When I run the utility for January 2018, the output looks like this:

(v-3.7-linux) flerken:solar-spark $ SPARK_LOCAL_IP=0.0.0.0 time -f "%E"  spark-submit --executor-memory 2G --driver-memory 2G solar-spark.py  -y 2018 -m 1
19/10/15 12:23:57 WARN NativeCodeLoader: Unable to load native-hadoop library for your platform... using builtin-java classes where applicable
Using Spark default log4j profile: org/apache/spark/log4j-defaults.properties

[Most INFO-level output elided]

19/10/15 12:23:58 INFO Utils: Successfully started service 'SparkUI' on port 4040.
19/10/15 12:23:58 INFO SparkUI: Bound SparkUI to 0.0.0.0, and started at http://0.0.0.0:4040

2019-23-15T12:10:59 Importing data files
2019-23-15T12:10:59 All data files imported
/space/jmcp/web/v-3.7-linux/lib/python3.7/site-packages/pyspark/python/lib/pyspark.zip/pyspark/sql/session.py:366: UserWarning: Using RDD of dict to inferSchema is deprecated.
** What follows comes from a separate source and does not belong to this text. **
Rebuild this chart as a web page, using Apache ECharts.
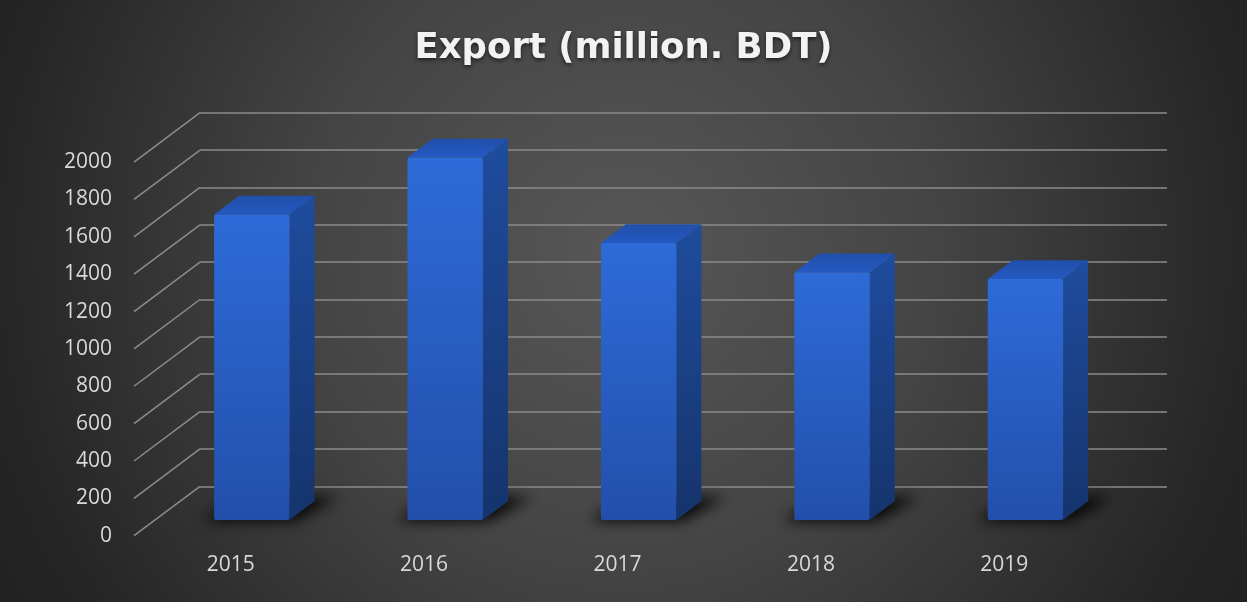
<!DOCTYPE html>
<html>
<head>
<meta charset="utf-8">
<script src="https://cdn.jsdelivr.net/npm/echarts@6/dist/echarts.min.js"></script>
<style>
  html, body { margin: 0; padding: 0; background: #2b2b2b; }
  #chart { width: 1247px; height: 602px; }
</style>
</head>
<body>
<div id="chart"></div>
<script>
// ---- data ----
const years = ['2015', '2016', '2017', '2018', '2019'];
const exportValues = [1635, 1940, 1482, 1325, 1290];
const yTicks = [0, 200, 400, 600, 800, 1000, 1200, 1400, 1600, 1800, 2000];
const titleText = 'Export (million. BDT)';

// ---- oblique 3D layout ----
// offset (px) from the back wall to the front edge of the floor
const DEPTH = [-66, 49.4];
// back wall rectangle
const BACK = { left: 200, right: 80, top: 112.7, bottom: 115.7 };
// the front plane is the back wall pushed forward by DEPTH
const FRONT = {
  left: BACK.left + DEPTH[0],
  right: BACK.right - DEPTH[0],
  top: BACK.top + DEPTH[1],
  bottom: BACK.bottom - DEPTH[1]
};
// bar front/back faces as a fraction of the depth
const BAR_FRONT = 0.68;
const BAR_BACK = 0.30;
const BAR_WIDTH = 0.39; // share of category band
const SHADOW_SHIFT = 4000; // shadow shape drawn off-canvas, only its blur is shown

const FONT = '"Open Sans", "Noto Sans", sans-serif';
const LABEL_COLOR = '#d9d9d9';
const GRID_COLOR = '#8b8b8b';

function renderBar(params, api) {
  const i = api.value(0);
  const v = api.value(1);
  const base = api.coord([i, 0]);
  const top = api.coord([i, v]);
  const w = api.size([1, 0])[0] * BAR_WIDTH;
  const x0 = base[0] - w / 2;
  const x1 = base[0] + w / 2;
  const fdx = DEPTH[0] * BAR_FRONT, fdy = DEPTH[1] * BAR_FRONT;
  const bdx = DEPTH[0] * BAR_BACK, bdy = DEPTH[1] * BAR_BACK;
  const fl = x0 + fdx, fr = x1 + fdx, fb = base[1] + fdy, ft = top[1] + fdy;
  const bl = x0 + bdx, br = x1 + bdx, bb = base[1] + bdy, bt = top[1] + bdy;

  const footprint = [[fl - 12, fb + 1], [fr + 6, fb + 1], [br + 24, bb - 4], [bl + 2, bb - 4]]
    .map(p => [p[0] - SHADOW_SHIFT, p[1]]);

  return {
    type: 'group',
    children: [
      // soft floor shadow
      {
        type: 'polygon',
        shape: { points: footprint },
        style: {
          fill: '#000',
          shadowBlur: 14,
          shadowOffsetX: SHADOW_SHIFT,
          shadowColor: 'rgba(0,0,0,0.9)'
        },
        silent: true
      },
      // right side face
      {
        type: 'polygon',
        shape: { points: [[fr, ft], [br, bt], [br, bb], [fr, fb]] },
        style: {
          fill: {
            type: 'linear', x: 0, y: 0, x2: 0, y2: 1,
            colorStops: [
              { offset: 0, color: '#1f4c9e' },
              { offset: 1, color: '#15346c' }
            ]
          }
        }
      },
      // top face
      {
        type: 'polygon',
        shape: { points: [[fl, ft], [fr, ft], [br, bt], [bl, bt]] },
        style: {
          fill: {
            type: 'linear', x: 0, y: 1, x2: 0, y2: 0,
            colorStops: [
              { offset: 0, color: '#2459c1' },
              { offset: 1, color: '#214fab' }
            ]
          }
        }
      },
      // front face
      {
        type: 'rect',
        shape: { x: fl, y: ft, width: fr - fl, height: fb - ft, r: 2 },
        style: {
          fill: {
            type: 'linear', x: 0, y: 0, x2: 0, y2: 1,
            colorStops: [
              { offset: 0, color: '#2d6bd8' },
              { offset: 1, color: '#234fab' }
            ]
          }
        }
      }
    ]
  };
}

function renderDiagonal(params, api) {
  const y = api.coord([0, api.value(1)])[1];
  const x = params.coordSys.x;
  return {
    type: 'line',
    shape: { x1: x + DEPTH[0], y1: y + DEPTH[1], x2: x, y2: y },
    style: { stroke: GRID_COLOR, lineWidth: 1.5 },
    silent: true
  };
}

const chart = echarts.init(document.getElementById('chart'), null, { renderer: 'canvas' });

chart.setOption({
  animation: false,
  backgroundColor: {
    type: 'radial', x: 0.5, y: 0.42, r: 1.17,
    colorStops: [
      { offset: 0, color: '#575757' },
      { offset: 0.45, color: '#444444' },
      { offset: 0.9, color: '#252525' },
      { offset: 1, color: '#222222' }
    ]
  },
  title: {
    text: titleText,
    left: 'center',
    top: 26,
    textStyle: {
      fontFamily: '"DejaVu Sans", "Open Sans", sans-serif',
      fontSize: 35.5,
      fontWeight: 'bold',
      color: '#f2f2f2',
      textShadowColor: 'rgba(0,0,0,0.6)',
      textShadowBlur: 4,
      textShadowOffsetY: 2
    }
  },
  grid: [
    { left: BACK.left, right: BACK.right, top: BACK.top, bottom: BACK.bottom },
    { left: FRONT.left, right: FRONT.right, top: FRONT.top, bottom: FRONT.bottom }
  ],
  xAxis: [
    {
      gridIndex: 0, type: 'category', data: years,
      axisLine: { show: false }, axisTick: { show: false }, axisLabel: { show: false }
    },
    {
      gridIndex: 1, type: 'category', data: years,
      axisLine: { show: false }, axisTick: { show: false },
      axisLabel: { color: LABEL_COLOR, fontFamily: FONT, fontSize: 21, margin: 19 }
    }
  ],
  yAxis: [
    {
      gridIndex: 0, type: 'value', min: 0, max: 2000, interval: 200,
      axisLine: { show: false }, axisTick: { show: false }, axisLabel: { show: false },
      splitLine: { lineStyle: { color: GRID_COLOR, width: 1.5 } }
    },
    {
      gridIndex: 1, type: 'value', min: 0, max: 2000, interval: 200,
      axisLine: { show: false }, axisTick: { show: false }, splitLine: { show: false },
      axisLabel: {
        color: LABEL_COLOR, fontFamily: FONT, fontSize: 21, margin: 22,
        formatter: v => String(v)
      }
    }
  ],
  series: [
    {
      type: 'custom',
      name: 'gridDiagonals',
      xAxisIndex: 0, yAxisIndex: 0,
      clip: false,
      silent: true,
      z: 1,
      encode: { x: 0, y: 1 },
      data: yTicks.map(t => [0, t]),
      renderItem: renderDiagonal
    },
    {
      type: 'custom',
      name: 'Export',
      xAxisIndex: 0, yAxisIndex: 0,
      clip: false,
      z: 5,
      encode: { x: 0, y: 1 },
      data: exportValues.map((v, i) => [i, v]),
      renderItem: renderBar
    }
  ]
});
</script>
</body>
</html>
Use pyspark.sql.Row instead
2019-24-15T12:10:01 Data transformed from RDDs into DataFrames
2019-24-15T12:10:01 Analysing 2018
2019-24-15T12:10:01          January
2019-24-15T12:10:15 All data analysed
2019-24-15T12:10:15 2018 total generation: 436130.00 KW/h
2019-24-15T12:10:15         January total:               436130.00 KW/h
2019-24-15T12:10:15         Record dates for January:    Max on 20180131 (16780.00 KW/h), Min on 20180102 (10560.00 KW/h)
2019-24-15T12:10:15         Average daily generation  14068.71 KW/h
2019-24-15T12:10:15 ----------------

0:18.76

While that processing is going on, you can see a dashboard with useful information about the application at http://localhost:4040:

ExecutorsJobsDetails of a query

You can find the code for this project in my GitHub repo solar-spark.